Nature, History and Experimentation Converge with Glenmorangie

Behind the design of Scotland's Glenmorangie House and photographer Miles Aldridge's It's Kind of Delicious and Wonderful 2.0 campaign

Glemorangie—the nearly 180-year-old Highland producer of many of the finest single-malt scotches ever to be offered to the public—continues shaking things up in the segment. Rather than soldier on with stereotypical advertising focused solely on celebrating moments of success and adhering to tradition, Glenmorangie has pivoted to something more inclusive and approachable. From the vibrancy of their latest technicolor print ads to the recently redesigned packaging on their 10 Year Original, 12 Year Lasanta and 14 Year Quinta Ruban single malts, Glenmorangie is set on grabbing the attention of new enthusiasts while also keeping longtime fans engaged.

The journey began with the hiring of Dr Bill Lumsden 28 years ago. Dr Bill, as his coworkers affectionately call him, is the man behind the unique liquid found in Glenmorangie bottles—his official role being that of director of distilling, whisky creation and whisky stocks. As we noted last year when visiting The Lighthouse (a 20-meter-high physical manifestation of Lumsden’s vision for Glenmorangie), there is an experimental and future-facing attitude coexisting with the immense history of the brand. Trying new approaches to making single malt or questioning what scotch whisky is altogether has drawn criticism from some distillers, but as we hear from Lumsden, he is delighted that some of his peers have called him over the years to grill him. Now with Glenmorangie applying more of that attitude to their brand identity by way of the latest installment in their It’s Kind of Delicious and Wonderful series of ads, the pivot to a more approachable single malt brand feels fully realized, not to mention authentic.

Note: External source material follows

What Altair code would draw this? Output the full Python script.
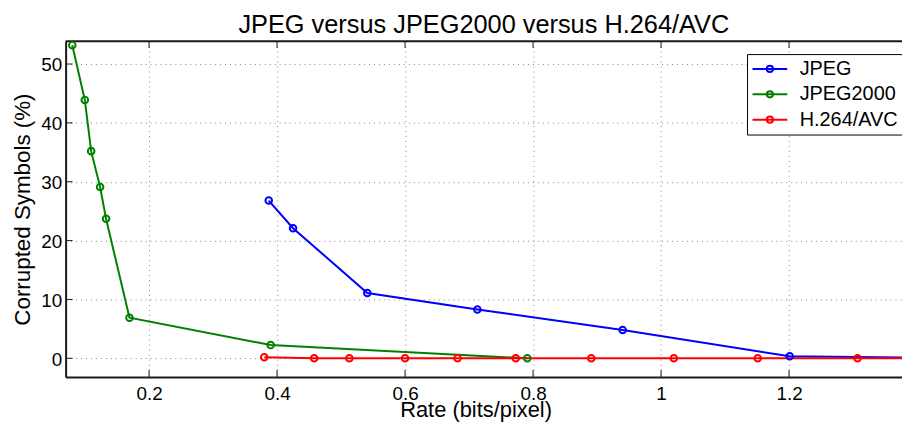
import altair as alt
import pandas as pd

series_names = ["JPEG", "JPEG2000", "H.264/AVC"]
series_colors = ["#0000FF", "#008000", "#FF0000"]

jpeg_rate = [0.387, 0.425, 0.541, 0.713, 0.940, 1.201, 1.42]
jpeg_corrupt = [26.8, 22.1, 11.1, 8.3, 4.8, 0.35, 0.1]

j2k_rate = [0.080, 0.0996, 0.1095, 0.1235, 0.1328, 0.1694, 0.390, 0.791]
j2k_corrupt = [53.2, 43.9, 35.2, 29.1, 23.7, 6.9, 2.25, 0.0]

h264_rate = [0.380, 0.458, 0.513, 0.600, 0.682, 0.773, 0.891, 1.020, 1.151, 1.307, 1.45]
h264_corrupt = [0.17, 0.0, 0.0, 0.0, 0.0, 0.0, 0.0, 0.0, 0.0, 0.0, 0.0]

x_ticks = [0.2, 0.4, 0.6, 0.8, 1.0, 1.2]
y_ticks = [0, 10, 20, 30, 40, 50]
x_domain = [0.0696, 1.3765]
y_domain = [-3.16, 53.88]

W, H = 842, 338
FONT = "Liberation Sans"

rows = []
for name, xs, ys in zip(series_names, [jpeg_rate, j2k_rate, h264_rate],
                        [jpeg_corrupt, j2k_corrupt, h264_corrupt]):
    for i, (xv, yv) in enumerate(zip(xs, ys)):
        rows.append({"series": name, "rate": xv, "corrupt": yv, "order": i})
df = pd.DataFrame(rows)

xt = pd.DataFrame({"rate": x_ticks})
yt = pd.DataFrame({"corrupt": y_ticks})
one = pd.DataFrame({"k": [0]})

x_scale = alt.Scale(domain=x_domain, nice=False, zero=False)
y_scale = alt.Scale(domain=y_domain, nice=False, zero=False)

x_axis = alt.Axis(
    values=x_ticks, format="~g", title="Rate (bits/pixel)",
    grid=True, gridDash=[1, 4], gridColor="#888888", gridWidth=1,
    ticks=False, tickSize=0,
    domainColor="#1a1a1a", domainWidth=2,
    labelFontSize=19, labelPadding=7.7, labelFlush=False, labelOverlap=False,
    labelColor="black", labelFont=FONT,
    titleFontSize=22, titleFontWeight="normal", titleColor="black", titleFont=FONT,
    titleX=412.7, titleY=40.3, titleBaseline="alphabetic", titleAlign="center",
)
y_axis = alt.Axis(
    values=y_ticks, format="d", title="Corrupted Symbols (%)",
    grid=True, gridDash=[1, 4], gridColor="#888888", gridWidth=1,
    ticks=False, tickSize=0,
    domainColor="#1a1a1a", domainWidth=2,
    labelFontSize=19, labelPadding=4, labelOverlap=False, labelOffset=1,
    labelColor="black", labelFont=FONT,
    titleFontSize=22.5, titleFontWeight="normal", titleColor="black", titleFont=FONT,
    titleX=-36, titleY=169, titleBaseline="alphabetic", titleAlign="center",
)

legend_symbol = ("M-2.06,0L2.06,0M0.37,0A0.37,0.37,0,1,1,-0.37,0"
                 "A0.37,0.37,0,1,1,0.37,0")

color = alt.Color(
    "series:N",
    scale=alt.Scale(domain=series_names, range=series_colors),
    legend=alt.Legend(
        title=None, orient="none", legendX=686, legendY=13,
        strokeColor="black", fillColor="white", padding=5, rowPadding=5.5,
        labelFontSize=20, labelFont=FONT, labelColor="black", labelOffset=20,
        symbolType=legend_symbol, symbolSize=289, symbolStrokeWidth=2,
        symbolOffset=8, symbolFillColor="transparent", cornerRadius=0,
    ),
)

base = alt.Chart(df).encode(
    x=alt.X("rate:Q", scale=x_scale, axis=x_axis),
    y=alt.Y("corrupt:Q", scale=y_scale, axis=y_axis),
    color=color,
    order=alt.Order("order:Q"),
)
lines = base.mark_line(strokeWidth=2, clip=True)
points = base.mark_point(filled=False, size=44, strokeWidth=2, clip=True, opacity=1)

tick_style = dict(color="#1a1a1a", strokeWidth=1)
xticks_bottom = alt.Chart(xt).mark_rule(**tick_style).encode(
    x=alt.X("rate:Q", scale=x_scale), y=alt.value(H), y2=alt.value(H - 7))
xticks_top = alt.Chart(xt).mark_rule(**tick_style).encode(
    x=alt.X("rate:Q", scale=x_scale), y=alt.value(0), y2=alt.value(7))
yticks_left = alt.Chart(yt).mark_rule(**tick_style).encode(
    y=alt.Y("corrupt:Q", scale=y_scale), x=alt.value(0), x2=alt.value(7))
top_border = alt.Chart(one).mark_rule(color="#1a1a1a", strokeWidth=2).encode(
    x=alt.value(0), x2=alt.value(W), y=alt.value(0))

chart = alt.layer(
    xticks_bottom, xticks_top, yticks_left, top_border, lines, points
).properties(
    width=W, height=H,
    title=alt.TitleParams(
        "JPEG versus JPEG2000 versus H.264/AVC",
        fontSize=25.5, font=FONT, fontWeight="normal", color="black",
        anchor="middle", offset=2,
    ),
    autosize=alt.AutoSizeParams(type="none"),
    padding={"left": 58, "top": 32, "right": 0, "bottom": 46},
).configure_view(stroke=None).configure(background="white")

chart.save("out.html", embed_options={"renderer": "svg", "actions": False})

Shot by notable British fashion photographer Miles Aldridge, the imagery and accompanying short film for It’s Kind of Delicious and Wonderful 2.0 conjure up scenes from dreamy arthouse films of the 1970s and ’80s. When we visited London and spoke with Aldridge, Lumsden and Glenmorangie’s global marketing director Caspar McRae, we learned that when the campaign was still in the ideation phase, the team used photographs by Aldridge as reference points for the style they would like to go for—at first assuming that they wouldn’t be able to get Aldridge on the project. Fortunately, Aldridge was indeed interested and since they began working together in 2019 Glenmorangie has experienced a 40% uptick in sales and 20% increase in volumes consumed.

Just as Lumsden has produced unconventional single malt scotch whisky to great acclaim, Aldridge has done the same for Glenmorangie’s advertising. The latest vignettes from Aldridge include a hot-air balloon ride, a session with a tarot reader, a walk through a greenhouse, a visit to a barbershop and a game of pinball. Backed by Michael Kiwunaka’s “Cold Little Heart,” the commercial’s scenes certainly evoke the magical realism that Aldridge is known for and emphasize Glenmorangie’s knack for reaching beyond the stereotypes connected with whisky.

The same can be said for Glenmorangie House, located in the hamlet of Cadboll, by Tain, Scotland. Remodeled last year by Russell Sage Studio, the 17th century house is devoid of a single piece of tartan or earthy tones. Instead it feels like walking into one of Aldridge’s photographs that’s been soaked in the most experimental whisky Lumsden could conceive. Upstairs each of the six guest rooms features unique design themes and color palettes related to various Glenmorangie whiskies.

Downstairs there’s the hand-painted wallpaper Morning Room (complete with a fully stocked hidden corner bar where visitors can take a cocktail-making class), the Tasting Room (whose blue walls reference the pure spring water that contributes to Glenmorangie’s distinct flavors), the Dining Room (with a sprawling table and elements that reference the tall copper stills at the distillery) and the Buffalo Room with vibrant green woodwork, a fireplace and plenty of games to play while enjoying post-dinner drinks and entertainment—which may be a pianist who takes requests. The whole property embraces maximalist style, subverting expectations of a Scottish country house and delivering a design hotel that’s a destination in its own right.

Visitors are welcome to complimentary colorful wellies for exploring the grounds via pathways that lead through barley fields and down to the beach. Once on the water walk, guests are treated to views that will be impossible to forget. The raw beauty of the Scottish Highlands and the colorful daydream of Glenmorangie House juxtapose one another in a way that delights the senses, while the historical but experimental liquid adds another layer of richness and wonder to the entire experience.